Events following the US government’s closure of anonymous online marketplace Silk Road are beginning to further demonstrate the determination of the American authorities to put an end to outlets for illicit trade by use of virtual currency.
Largest Ever Virtual Currency Seizure
During the later hours of Friday last week, federal officials announced the seizure of $28 million worth of bitcoins from an individual who is considered highly likely to be the owner of Silk Road, making this the highest amount of virtual currency ever to have been seized by authorities surrounding allegations of its usage for the purchase and sale of illicit goods and services via online anonymous market places, thus contravening federal law.
Ross Ulbricht, who operated online under the alias “Dread Pirate Roberts”, was arrested early this month and is likely to face charges for a multitude of offences including conspiracy to commit drug trafficking and money laundering.
At the time of the government’s seizure of the Silk Road website, US authorities confiscated $3.6 million worth of Bitcoins, at the time equating to the amount of 144,336 BTC, which was discovered at Mr. Ulbricht’s home stored on computers and various hard drives.

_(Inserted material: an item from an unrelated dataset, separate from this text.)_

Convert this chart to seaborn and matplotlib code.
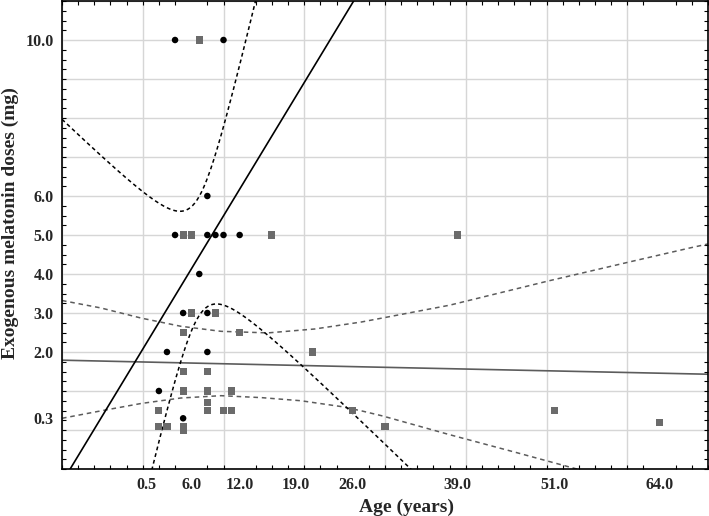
import numpy as np
import pandas as pd
import matplotlib
matplotlib.use('Agg')
import matplotlib.pyplot as plt
import seaborn as sns
from matplotlib.ticker import MultipleLocator

# points: black circles and grey squares
circle_age = [4, 10, 8, 4, 8, 9, 10, 12, 7, 5, 8, 3, 8, 2, 5]
circle_dose = [10, 10, 6, 5, 5, 5, 5, 5, 4, 3, 3, 2, 2, 1, 0.3]

square_age = [7, 5, 6, 16, 39, 6, 9, 5, 12, 21, 5, 8, 5, 8, 11, 8,
              2, 8, 10, 11, 26, 51, 2, 3, 5, 5, 30, 64]
square_dose = [10, 5, 5, 5, 5, 3, 3, 2.5, 2.5, 2, 1.5, 1.5, 1, 1, 1, 0.7,
               0.5, 0.5, 0.5, 0.5, 0.5, 0.5, 0.1, 0.1, 0.1, 0.0, 0.1, 0.2]

# grey group fit line and confidence band
grey_fit_age = [-10, 27.1, 70]
grey_fit_dose = [1.79, 1.62, 1.43]
grey_upper_age = [-10, -5.2, -0.2, 4.7, 9.7, 15.5, 21.3, 27.1, 38, 50.4, 60.7, 67.8, 70]
grey_upper_dose = [3.32, 3.13, 2.87, 2.66, 2.53, 2.49, 2.59, 2.77, 3.20, 3.83, 4.33, 4.67, 4.77]
grey_lower_age = [-10, -5.2, -0.2, 4.7, 9.7, 14.7, 19.6, 24.6, 27.1, 29.7, 38, 46.3, 54.1]
grey_lower_dose = [0.30, 0.49, 0.68, 0.82, 0.88, 0.83, 0.75, 0.60, 0.49, 0.36, -0.12, -0.58, -1.02]

x_ticks = [0.5, 6.0, 12.0, 19.0, 26.0, 39.0, 51.0, 64.0]
y_ticks = [0.3, 2.0, 3.0, 4.0, 5.0, 6.0, 10.0]

# two-sided 95% t quantile for 13 degrees of freedom
t_13 = 2.160


def fit_with_ci(x, y, grid):
    # ordinary least squares line plus 95% confidence band of the mean
    x = np.asarray(x, float)
    y = np.asarray(y, float)
    n = len(x)
    slope, intercept = np.polyfit(x, y, 1)
    resid = y - (intercept + slope * x)
    s = np.sqrt(np.sum(resid ** 2) / (n - 2))
    sxx = np.sum((x - x.mean()) ** 2)
    fit = intercept + slope * grid
    hw = t_13 * s * np.sqrt(1 / n + (grid - x.mean()) ** 2 / sxx)
    return pd.DataFrame({'age': grid, 'fit': fit, 'lower': fit - hw, 'upper': fit + hw})


grid = np.linspace(-10, 70, 600)
circle_fit = fit_with_ci(circle_age, circle_dose, grid)

sns.set_theme(style='white')
plt.rcParams['font.family'] = ['Liberation Serif', 'DejaVu Serif']

fig = plt.figure(figsize=(7.09, 5.16), dpi=100)
ax = fig.add_axes([62 / 709, 1 - 469 / 516, 646 / 709, 468 / 516])

# light grid
for gx in np.arange(-10, 71, 10):
    ax.axvline(gx, color='#d6d6d6', lw=1, zorder=0)
for gy in np.arange(-1, 12, 1):
    ax.axhline(gy, color='#d6d6d6', lw=1, zorder=0)

# grey group
grey = '#5c5c5c'
sns.lineplot(x=grey_fit_age, y=grey_fit_dose, color=grey, lw=1.2, ax=ax)
sns.lineplot(x=grey_upper_age, y=grey_upper_dose, color=grey, lw=1.1,
             ls=(0, (3, 2.5)), ax=ax)
sns.lineplot(x=grey_lower_age, y=grey_lower_dose, color=grey, lw=1.1,
             ls=(0, (3, 2.5)), ax=ax)

# black group
sns.lineplot(data=circle_fit, x='age', y='fit', color='black', lw=1.2, ax=ax)
sns.lineplot(data=circle_fit, x='age', y='upper', color='black', lw=1.1,
             ls=(0, (2.5, 2)), ax=ax)
sns.lineplot(data=circle_fit, x='age', y='lower', color='black', lw=1.1,
             ls=(0, (2.5, 2)), ax=ax)

sns.scatterplot(x=square_age, y=square_dose, marker='s', s=26, color='#6b6b6b',
                edgecolor='none', zorder=3, ax=ax)
sns.scatterplot(x=circle_age, y=circle_dose, marker='o', s=22, color='black',
                edgecolor='none', zorder=4, ax=ax)

ax.set_xlim(-10, 70)
ax.set_ylim(-1, 11)
ax.set_xticks(x_ticks)
ax.set_xticklabels([f'{v:.1f}' for v in x_ticks])
ax.set_yticks(y_ticks)
ax.set_yticklabels([f'{v:.1f}' for v in y_ticks])
ax.xaxis.set_minor_locator(MultipleLocator(2))
ax.yaxis.set_minor_locator(MultipleLocator(0.25))
ax.tick_params(which='major', length=0, pad=6, labelsize=11.5)
ax.tick_params(which='minor', direction='in', length=3, width=0.8, color='black',
               top=True, right=True, bottom=True, left=True)
for lab in ax.get_xticklabels() + ax.get_yticklabels():
    lab.set_fontweight('bold')

for sp in ax.spines.values():
    sp.set_color('black')
    sp.set_linewidth(1.2)

ax.set_xlabel('Age (years)', fontsize=14, fontweight='bold', va='center')
ax.set_ylabel('Exogenous melatonin doses (mg)', fontsize=14, fontweight='bold', va='center')
ax.xaxis.set_label_coords(0.534, -0.081)
ax.yaxis.set_label_coords(-0.080, 0.526)

fig.savefig('out.png', dpi=100)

Court documents indicate that an amount close to $1.2 billion worth in the crypto currency has exchanged hands since The Silk Road began operations back in 2011.
First Bitcoin ATM Goes Into Service
As virtual currency, and in particular Bitcoin continues to gain popularity among mainstream users, and the US authorities have made it more than clear that its use as a form of underground payment mechanism for contravening the law is unacceptable.
Litecoin marketplace Atlantis voluntarily ceased operations just days before the US government’s seizure of Silk Road, after just six months in operation, and with the disgorgement of such a large sum from Silk Road’s alleged owner, a clear message is being sent out.
Far from generating an image as an outlaw currency however, these events appear to be strengthening the legitimacy of Bitcoin as a real, viable alternative to fiat currency. The mainstream usage is increasing, and in the case of nations such as Argentina and Canada, somewhat booming.
Infrastructure is now appearing, and in the case of Argentina many retail outlets, restaurants and cafes accept Bitcoin as a method of everyday payment.
Introducing NextV - The Full Scope Solution To Building Your Next Virtual EventGo to article >>
In Germany, Bitcoin deposits, investments and withdrawals are able to be conducted within a regulated online bank, thus integrating it into the traditional banking system, and today in Canada, it has been announced that the world’s first Bitcoin ATM will go into service.
Canada, a nation where Bitcoin has gained a considerable following, will be host to this ATM service next week in the British Columbian city of Vancouver.
The software update for the ATM has been provided by Robocoin a manufacturer from Nevada and Bitcoiniacs, a local broker and operator, and will cost $18,500.
The ATM in Vancouver will be the first among the five Bitcoin ATMs scheduled to be deployed across Canada. Waves, the downtown café in Vancouver, is set to be the inaugurator of the service.
Howe Street café Waves hosts CoinFest meetings where Bitcoin enthusiasts get-together on a regular basis.
The digital currency has already started growing in popularity among Canadians. The daily limit for each user will be $3,000 (Canadian). The Bitcoin ATMs will be based on palm scan technology to identify the users and enforce the daily financial limit. The same technology will be used for preventing problems related to laws against money laundering.
Following the implementations in Vancouver, other Canadian cities such as Calgary, Toronto and Montreal are likely to receive Bitcoin ATM installations, whereby deposits and withdrawals can be made in Canadian dollars.
The technology behind such systems is becoming a talking point among Bitcoin enthusiasts. Forex Magnates attended a Bitcoin Meetup in Tel Aviv, Israel early this month at the Google Campus, where a Bitcoin ATM was demonstrated in operation. Its dimensions were compact, and it was connected to a standard laptop computer where it can connect to user accounts and conduct transactions.
Security of e-wallets was a major part of the discussion at this particular Meetup, with host Yoni Jah and Meni Rosenfeld explaining that all keys to cloud-based wallets are a different shape and specific to each blockchain.
Mr. Jah explained that there is an increasing concern over security, and that using authenticators such as Bitsafe and Trezor is now a method of ensuring compatibility with ATMs and ease of use, as a type of card is required to access them, which can also be inserted into ATMs to withdraw cash in exchange for Bitcoins.